Tuesday, April 28, 2009

6. Why do bad things happen to good people?

Why do good things happen to good people? Why do good things happen to bad people? Why do bad things happen to bad people? Is it all just random chance? Is it all without purpose or end? Is it fate? Is it karma? Is it perception of what is good and what is bad? What is bad for one could be good for another. Some guy getting laid off may mean that the single mother does not.

Also, from a biblical worldview, there is no such thing as a “good person” (Ps 14.1-3, 53.1-3; Eccl 7.20; Rom 3.12). Christian and non-Christian are all equally guilty of sin and all are equally deserving of nothing but wrath and punishment for our crimes (see answer to question 3). That is why Christianity is not a religion based on morality or being a good person. Good people die and wake up in hell. Rather, what Christians aspire for is the grace of God provided through the sacrifice of Jesus on the cross. That is the only atonement for our rebellion and dysfunction as God’s creatures.

Even so, there are happenings in our world that are tragic and they do happen to what we would call innocent people. And the question of why is timeless and fundamental to understanding our condition. When God created the world, he created it to be very good (Gen 1.31). Therein, he gave man and woman dominion over it and there was order and harmony (Gen 1.26, 28; 2.15). However, we became arrogant and proud and sinned. We decided that there was wisdom and life apart from God and what we found was confusion and death. God cursed humanity and declared,

“To Adam he said, ‘Because you listened to your wife and ate from the tree about which I commanded you, ‘You must not eat of it,’ Cursed is the ground because of you; through painful toil you will eat of it all the days of your life. It will produce thorns and thistles for you and you will eat the plants of the field. By the sweat of your brow you will eat your food until you return to the ground, since from it you were taken; for dust you are and to dust you will return.” Gen 3.17-19.
What this means is that because of sin, life is a struggle and the world in which we live is working against us. We will fight to survive, working against the dirt, and in the end the dirt will win. We will die and the earth will mock us because it endures and we do not. Natural disasters like floods, earthquakes, tsunamis, fires will kill us and destroy what we have worked so hard to build. Diseases will ravish our bodies and we will be crippled by viruses and bacteria. No one is immune. No amount of knowledge or wisdom can preserve us, or save us. Every person who has ever lived has died and we will too and so will those who come after us (Heb 9.27). And in the mean time, our life will be plagued by struggle and heartache. Horrible things will happen to us; we will be betrayed by those we love and others will seek to harm us and destroy our lives. Drunk drivers will kill our children, perverts will molest our sisters and rape our mothers and we are left asking why? We live in a fallen, crooked and depraved world. It is a world separated from God by sin. And what I mean by sin is not simply moral failures, but rather the condition of humanity and creation that has resulted in the separation between creation (us and our world) and creator (God).

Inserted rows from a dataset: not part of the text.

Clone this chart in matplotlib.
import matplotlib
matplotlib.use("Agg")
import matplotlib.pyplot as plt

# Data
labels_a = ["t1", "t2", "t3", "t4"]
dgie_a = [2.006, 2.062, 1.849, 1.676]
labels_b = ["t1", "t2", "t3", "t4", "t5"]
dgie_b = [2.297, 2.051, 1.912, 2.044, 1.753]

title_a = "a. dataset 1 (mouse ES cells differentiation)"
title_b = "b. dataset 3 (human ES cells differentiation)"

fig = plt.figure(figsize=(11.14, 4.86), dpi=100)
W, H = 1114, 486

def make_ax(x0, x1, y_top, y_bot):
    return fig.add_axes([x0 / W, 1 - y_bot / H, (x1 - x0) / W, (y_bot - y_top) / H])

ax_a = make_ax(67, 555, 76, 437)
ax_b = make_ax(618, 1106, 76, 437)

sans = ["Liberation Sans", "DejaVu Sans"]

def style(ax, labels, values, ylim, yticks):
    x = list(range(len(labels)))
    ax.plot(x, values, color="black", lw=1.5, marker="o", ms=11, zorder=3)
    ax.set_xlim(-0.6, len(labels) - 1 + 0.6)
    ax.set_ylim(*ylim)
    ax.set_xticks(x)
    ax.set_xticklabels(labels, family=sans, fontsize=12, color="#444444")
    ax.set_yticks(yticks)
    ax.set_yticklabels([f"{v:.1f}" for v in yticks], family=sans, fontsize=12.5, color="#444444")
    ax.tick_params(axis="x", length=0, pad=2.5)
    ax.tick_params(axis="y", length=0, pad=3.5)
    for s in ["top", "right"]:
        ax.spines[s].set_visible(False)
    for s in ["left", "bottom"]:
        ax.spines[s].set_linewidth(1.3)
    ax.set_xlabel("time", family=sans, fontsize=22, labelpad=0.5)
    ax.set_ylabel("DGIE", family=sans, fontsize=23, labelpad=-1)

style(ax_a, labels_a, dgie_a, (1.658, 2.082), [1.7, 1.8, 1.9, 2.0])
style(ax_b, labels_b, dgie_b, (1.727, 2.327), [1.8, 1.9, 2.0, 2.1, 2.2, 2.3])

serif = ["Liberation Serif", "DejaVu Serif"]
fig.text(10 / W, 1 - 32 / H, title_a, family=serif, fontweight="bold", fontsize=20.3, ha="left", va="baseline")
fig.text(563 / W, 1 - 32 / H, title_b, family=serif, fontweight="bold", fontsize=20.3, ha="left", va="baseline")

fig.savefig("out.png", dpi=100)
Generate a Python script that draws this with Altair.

Sin has corrupted and frustrated every aspect of our lives and God has laid this curse upon us, not because he is vindictive and hates us, but rather because he loves us. He wants us to look out upon our world and see what our separation from him has done and cry out to him asking for the grace and mercy needed to restore that initial community we shared with him in Eden. And although, that restoration has not come to pass fully, the hope for that day is found in the life, death, burial and resurrection of Jesus Christ. It is a hope that one day, bad things wont happen. We will all be judged according to God’s holiness and he will condemn those who defy them and give grace to those who love him (Tit 3.7). It is then that Jesus will reign over the earth as king and lord. It is then that the concept of “shalom” or peace will be made a reality. A peace that is not simply the absence of conflict, but the presence of unity and love between people, the world we live in, and the God who created it all (Rev 21.3-4).